Blakeney, whose top salary was $44,160 a year at Pine Lawn, hit the streets like a wrecking ball, as if he was making up for the seven years he spent trying to get his license. He had lights and sirens installed in his personal Ford Explorer and liked to tell people he considered himself on duty 24 hours a day.

Pine Lawn, with a footprint of just six-tenths of a square mile, was only a starting point for Blakeney. He was prone to pulling over drivers at any time in any part of St. Louis County. He was almost always armed. His ex-wife, Amanda Blakeney, says he wore a gun on his hip even when he mowed the grass.

"He wouldn't go anywhere without it," she says.

Carmen Marshall, who supervised Pine Lawn's corrections officers, says Blakeney looked like a nerdy military type when he first arrived in the city, but there was something about him she didn't like.

"I remember telling people, 'This is trouble,'" Marshall says.

It seems almost trivial now, but she recalls Mayor Sylvester Caldwell chastising Blakeney one day early on about the dull finish of his boots. Caldwell, a flamboyant politician who worked a side job as a DJ, not only served as mayor, but also had taken over the department as the city's police commissioner.

Like an eager-to-please schoolboy, Blakeney assured the mayor he had shoes at home that shined.

"He came in the next day, and he had on these patent leather shoes — with white socks," Marshall says. "The mayor knew right then, this is somebody that I can get to do what I want him to do."

Caldwell made zero tolerance for crime and housing code violations one of his platforms. Pine Lawn's residents suffered under the same conditions of poverty and aggressive policing that would later be blamed for fueling protests in Ferguson and Michael Brown's death. The city's population was more than 90 percent black with a median income of just $26,600 a year, less than half that of the larger metro area.

State auditors have repeatedly criticized the city for shaky bookkeeping and a budget that leaned hard on municipal fines. A 2016 report by state Auditor Nicole Galloway found police had collected $14,000 in illegal bail processing fees. Fines from traffic citations accounted for 46 percent of the city's budget, well beyond the legal limit of 30 percent. Pine Lawn probably owed the Department of Revenue more than $400,000 as a result of the excessive fines, according to auditors' calculations.

"It's policing for profit," ACLU of Missouri Executive Director Jeffrey Mittman says. "We are using people as piggy banks."

To make the system work, cities such as Pine Lawn need cops writing tickets, impounding cars and locking people up. Goldman, the SLU law professor, says a lot of these small, impoverished cities field departments full of officers who are either young and inexperienced or have already been forced out elsewhere. They can't get on at bigger, better-paying departments, such as the city or county, and settle for places like Pine Lawn as a last resort.

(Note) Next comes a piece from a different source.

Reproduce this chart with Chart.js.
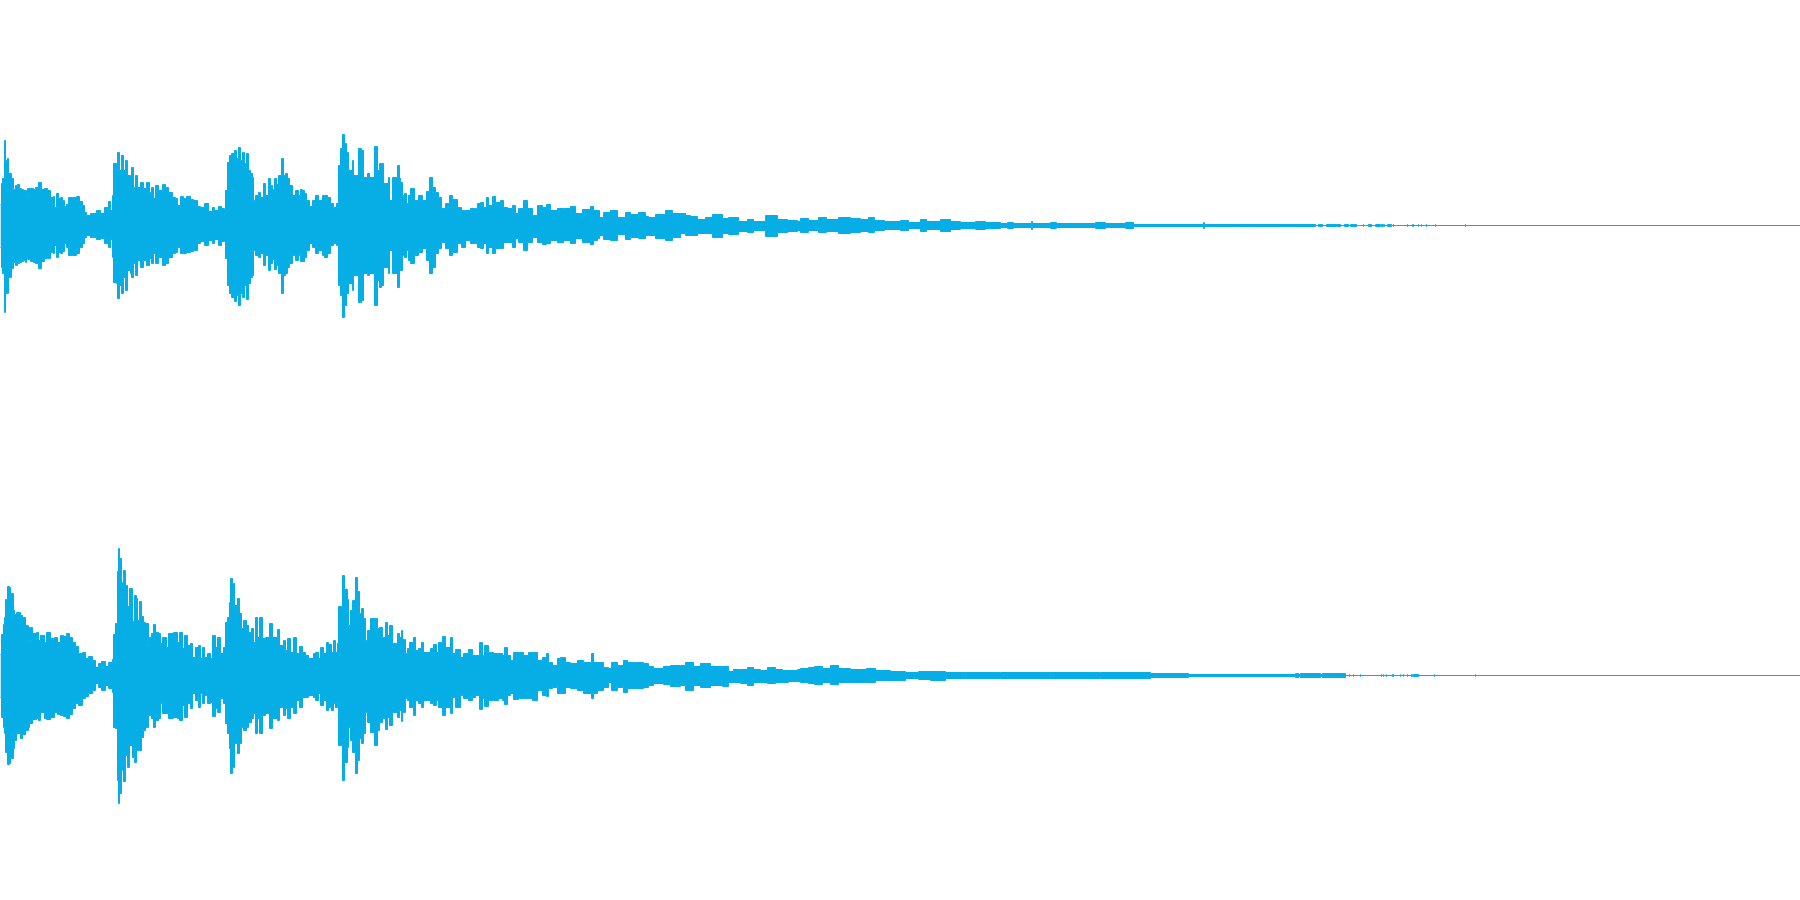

It's the residents who suffer. "These cops that they're getting are damaged goods," Goldman says.

In Pine Lawn, it was common knowledge that the police license of no less than Chief Rickey Collins was under permanent probation with the state as the result of a sexual assault allegation in the 1980s. A sergeant had been fired from two other departments amid allegations of sexual misconduct before finding a home with Pine Lawn. Darren Wilson, who'd go on to Ferguson infamy, passed through the department. He lasted less than a week.

Chief Collins was a complex figure. A childhood friend of Mayor Caldwell, he was a swaggering presence in the city. He was the enthusiastic backer of a controversial ban on sagging pants, an organizer who took city kids to Disney on Ice and a crime fighter who raised thousands of dollars to fund a reward in a high-profile murder case.

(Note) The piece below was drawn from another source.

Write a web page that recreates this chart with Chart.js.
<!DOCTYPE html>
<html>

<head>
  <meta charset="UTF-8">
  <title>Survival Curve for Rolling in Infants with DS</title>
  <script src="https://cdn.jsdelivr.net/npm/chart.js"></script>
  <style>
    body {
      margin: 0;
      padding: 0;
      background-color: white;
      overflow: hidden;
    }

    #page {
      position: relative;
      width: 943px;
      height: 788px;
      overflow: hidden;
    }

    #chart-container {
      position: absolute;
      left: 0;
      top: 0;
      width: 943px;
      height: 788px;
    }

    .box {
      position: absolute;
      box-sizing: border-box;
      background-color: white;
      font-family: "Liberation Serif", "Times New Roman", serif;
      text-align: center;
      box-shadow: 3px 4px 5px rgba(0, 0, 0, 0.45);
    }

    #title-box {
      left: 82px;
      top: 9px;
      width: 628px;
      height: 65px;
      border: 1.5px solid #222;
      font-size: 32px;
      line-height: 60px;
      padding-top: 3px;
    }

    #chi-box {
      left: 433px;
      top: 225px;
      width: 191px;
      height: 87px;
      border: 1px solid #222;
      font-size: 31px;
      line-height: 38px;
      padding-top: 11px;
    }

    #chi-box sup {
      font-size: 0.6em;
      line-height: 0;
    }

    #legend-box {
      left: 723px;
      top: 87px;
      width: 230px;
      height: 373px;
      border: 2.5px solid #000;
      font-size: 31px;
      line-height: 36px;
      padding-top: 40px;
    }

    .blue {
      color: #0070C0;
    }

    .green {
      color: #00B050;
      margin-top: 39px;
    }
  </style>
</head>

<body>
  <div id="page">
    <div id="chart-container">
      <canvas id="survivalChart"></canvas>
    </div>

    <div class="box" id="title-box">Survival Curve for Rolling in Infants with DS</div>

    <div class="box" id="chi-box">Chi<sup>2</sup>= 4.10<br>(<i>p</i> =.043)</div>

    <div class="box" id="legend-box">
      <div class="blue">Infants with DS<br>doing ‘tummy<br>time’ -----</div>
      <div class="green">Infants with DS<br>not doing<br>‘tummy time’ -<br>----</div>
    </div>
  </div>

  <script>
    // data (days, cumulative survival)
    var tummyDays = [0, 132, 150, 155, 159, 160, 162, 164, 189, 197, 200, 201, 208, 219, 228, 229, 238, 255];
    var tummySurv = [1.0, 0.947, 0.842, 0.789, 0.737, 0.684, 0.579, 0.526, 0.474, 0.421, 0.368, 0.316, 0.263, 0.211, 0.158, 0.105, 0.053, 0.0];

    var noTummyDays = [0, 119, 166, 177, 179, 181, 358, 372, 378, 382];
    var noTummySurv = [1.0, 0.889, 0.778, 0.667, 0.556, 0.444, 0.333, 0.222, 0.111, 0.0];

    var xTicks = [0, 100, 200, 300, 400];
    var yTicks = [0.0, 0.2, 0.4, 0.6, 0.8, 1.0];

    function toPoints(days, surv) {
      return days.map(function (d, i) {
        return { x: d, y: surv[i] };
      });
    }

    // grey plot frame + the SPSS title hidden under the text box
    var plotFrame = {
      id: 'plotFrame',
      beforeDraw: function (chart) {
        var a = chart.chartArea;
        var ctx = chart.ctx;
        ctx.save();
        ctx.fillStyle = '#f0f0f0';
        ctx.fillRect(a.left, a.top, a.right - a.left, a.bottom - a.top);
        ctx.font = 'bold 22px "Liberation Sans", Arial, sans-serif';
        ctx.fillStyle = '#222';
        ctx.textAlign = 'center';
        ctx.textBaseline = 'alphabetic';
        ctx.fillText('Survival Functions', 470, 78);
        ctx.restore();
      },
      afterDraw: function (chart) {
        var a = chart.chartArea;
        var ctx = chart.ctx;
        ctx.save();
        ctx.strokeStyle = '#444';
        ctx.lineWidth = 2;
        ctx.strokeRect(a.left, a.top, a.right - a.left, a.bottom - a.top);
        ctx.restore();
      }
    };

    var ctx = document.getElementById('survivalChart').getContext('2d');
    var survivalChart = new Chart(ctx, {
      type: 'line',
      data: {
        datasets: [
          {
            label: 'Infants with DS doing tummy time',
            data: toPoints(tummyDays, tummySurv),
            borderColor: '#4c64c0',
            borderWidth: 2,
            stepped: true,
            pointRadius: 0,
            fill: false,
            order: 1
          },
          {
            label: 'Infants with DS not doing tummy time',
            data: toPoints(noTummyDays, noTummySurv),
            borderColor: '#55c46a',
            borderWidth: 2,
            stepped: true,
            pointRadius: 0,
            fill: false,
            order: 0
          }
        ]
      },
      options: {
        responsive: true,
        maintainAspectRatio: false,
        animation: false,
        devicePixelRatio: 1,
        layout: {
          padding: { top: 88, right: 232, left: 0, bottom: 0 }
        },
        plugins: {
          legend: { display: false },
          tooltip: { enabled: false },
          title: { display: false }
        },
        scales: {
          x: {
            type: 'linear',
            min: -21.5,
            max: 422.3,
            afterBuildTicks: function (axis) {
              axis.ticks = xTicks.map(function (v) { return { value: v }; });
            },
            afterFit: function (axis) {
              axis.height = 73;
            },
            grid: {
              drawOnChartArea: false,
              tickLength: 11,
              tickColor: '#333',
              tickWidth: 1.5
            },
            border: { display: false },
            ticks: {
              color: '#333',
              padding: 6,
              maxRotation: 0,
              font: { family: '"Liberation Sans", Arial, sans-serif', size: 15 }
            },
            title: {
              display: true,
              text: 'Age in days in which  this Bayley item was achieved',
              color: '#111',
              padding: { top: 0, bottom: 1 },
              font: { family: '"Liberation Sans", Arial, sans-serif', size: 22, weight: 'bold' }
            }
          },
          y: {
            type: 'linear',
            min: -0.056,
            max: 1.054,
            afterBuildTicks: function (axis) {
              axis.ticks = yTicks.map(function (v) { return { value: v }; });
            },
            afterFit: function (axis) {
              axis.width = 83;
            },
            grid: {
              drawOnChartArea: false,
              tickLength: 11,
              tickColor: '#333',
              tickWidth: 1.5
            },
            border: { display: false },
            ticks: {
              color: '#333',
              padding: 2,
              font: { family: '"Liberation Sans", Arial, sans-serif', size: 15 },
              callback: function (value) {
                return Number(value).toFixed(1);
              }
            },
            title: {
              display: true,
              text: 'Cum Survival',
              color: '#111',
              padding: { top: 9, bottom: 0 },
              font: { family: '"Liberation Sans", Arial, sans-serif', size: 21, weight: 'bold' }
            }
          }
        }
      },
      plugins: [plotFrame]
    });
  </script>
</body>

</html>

He was also investigated by St. Louis County prosecutors for shooting at a man at a traffic stop. Many in Pine Lawn saw him as the strongman for the mayor's aggressive policies — at least until Blakeney arrived.

"Before Blakeney came there, Collins was it. He got whatever he wanted," says Clarence Harmon, a police corporal who worked in Pine Lawn for about seven years after 21 with St. Louis city. "After Blakeney got there, he couldn't get you a day off."

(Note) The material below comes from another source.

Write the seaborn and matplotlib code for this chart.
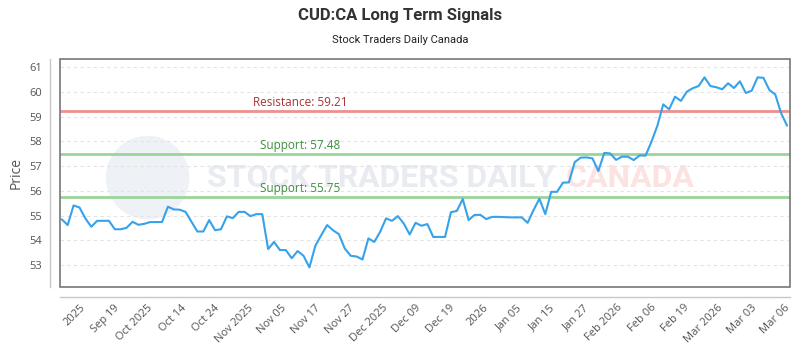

Harmon claims Caldwell began to go to Blakeney when he needed help with special projects. It wasn't long before the rank-and-file noticed the shift in power. Multiple officers tell the Riverfront Times that orders began to run through Blakeney, who brought in his old friend from the academy, Fleming, to run the detectives and serve as the department's internal affairs investigator. Blakeney became so bold he would mouth off to Collins right in front of the department, officers say.

"At the end, Blakeney would talk to Collins like he was a five-year-old child," Harmon says.

He remembers confronting the chief about it one day, dumbfounded he'd let an underling talk back to him. Collins looked at the floor.

"That's Caldwell's boy now," he said.

Asked about the encounter by the RFT, Collins says, "I remember." The chief claims he was powerless to control Blakeney and grew increasingly uncomfortable with what the mayor was doing.

The worst of it was the investigation into Nakisha Ford-Smith. She was one of a handful of Pine Lawn residents who'd begun to publicly oppose Caldwell. The mayor called them "the Bitter Bunch."

Ford-Smith was running against Caldwell for mayor in 2013 when Pine Lawn police pounded on her door. It was Easter night, and they cuffed her and dragged her from her home, alleging Ford-Smith had stolen campaign signs from the Pine Lawn Food Market.

An FBI investigation would eventually prove it was all a setup. Blakeney had ordered the market's manager to call in a false police report, which kicked off the sham investigation used to arrest and embarrass Ford-Smith, according to federal prosecutors.

Collins claims the scheme was orchestrated behind his back.

"I was called in without even knowing what I was doing," Collins says. "[The mayor] just told me to get in the car with Steven — without even telling me what I was doing."

Collins says he'd previously met Ford-Smith at a kids' function at Barack Obama Elementary School and liked her. Now, his officers were taking her out of her home, parading her past news cameras for what smelled an awful lot like dirty politics.

"I almost threw up," he says.

Collins was fired two months later. He declined to discuss the details of his termination, because he has a pending lawsuit against the city. Attempts to arrange a jailhouse interview with Blakeney were unsuccessful.